Окружающие считали Алису мрачным человеком, в присутствии которого всякий ощущал неприличность собственного благополучия и жизнерадостности. Заметно было, что прошлое этой печальной и прекрасной, как надгробное изваяние, женщины омрачает трагедия, тяжесть которой она ни с кем делить не собирается. Алиса легко переносящая поверхностные светские контакты, с трудом шла на более тесное сближение с людьми, не рассчитывая на сострадание и не пытаясь скрыть свою обособленность.
По протекции бабушки, много лет дружившей с Мари-Бланш де Полиньяк дочери знаменитой Жанны Ланвен, основоположницы всемирно известной парфюмерной фирмы, Алиса Грави, покинув санаторий, начала работать в «Доме Ланвен» художницей. В Отделе «оформления и декора» числилось еще три постоянных сотрудника, кроме того, фирма в особо ответственных случаях заключала контракты с каким-либо известным художником, чье имя придавало парфюмерному шедевру особый изыск.
Еще в 1927 году, ко дню рождения дочери Маргариты, Жанна Ланвен, прошедшая к тому времени блистательный путь от шляпной модистки до хозяйки крупного производства, создала духи «Арпеджио», прославившие ее как парфюмера. Новые духи были названы глашатаями моды «песней радости, сочетающей грацию музыки Дебюсси с утонченностью стихов Аполинера», а эмблема известного дизайнера Поля Ириба, украсившая флалкон, стала символом процветающей фирмы. И хотя рецепт «Арпеджио» после смерти Жанны был утерян, Дом Ланвен на престижной парижской улице Буасси д'Англас вошел в список лучших европейских салонов высокой моды.

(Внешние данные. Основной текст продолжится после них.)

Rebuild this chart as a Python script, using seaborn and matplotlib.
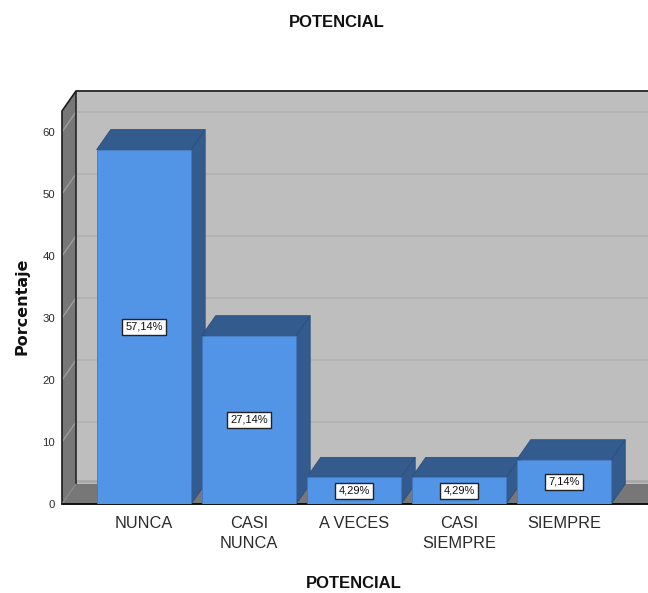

В кабинете Алисы в специальной, слегка подсвеченной из глубины нише, покоился полуметровый черный шар с золотой круглой пробкой и знаменитой эмблемой на глянцевом боку: округлыми, завихряющимися линиями Поль Ириб соединил силуэты женщины и девочки, устремленные друг к другу: Жанна Ланвен и Маргарита, взявшись за руки, навеки запечатлелись в экслибрисе «Арпеджиоо», символизируя неразрывную связь матери и дочери.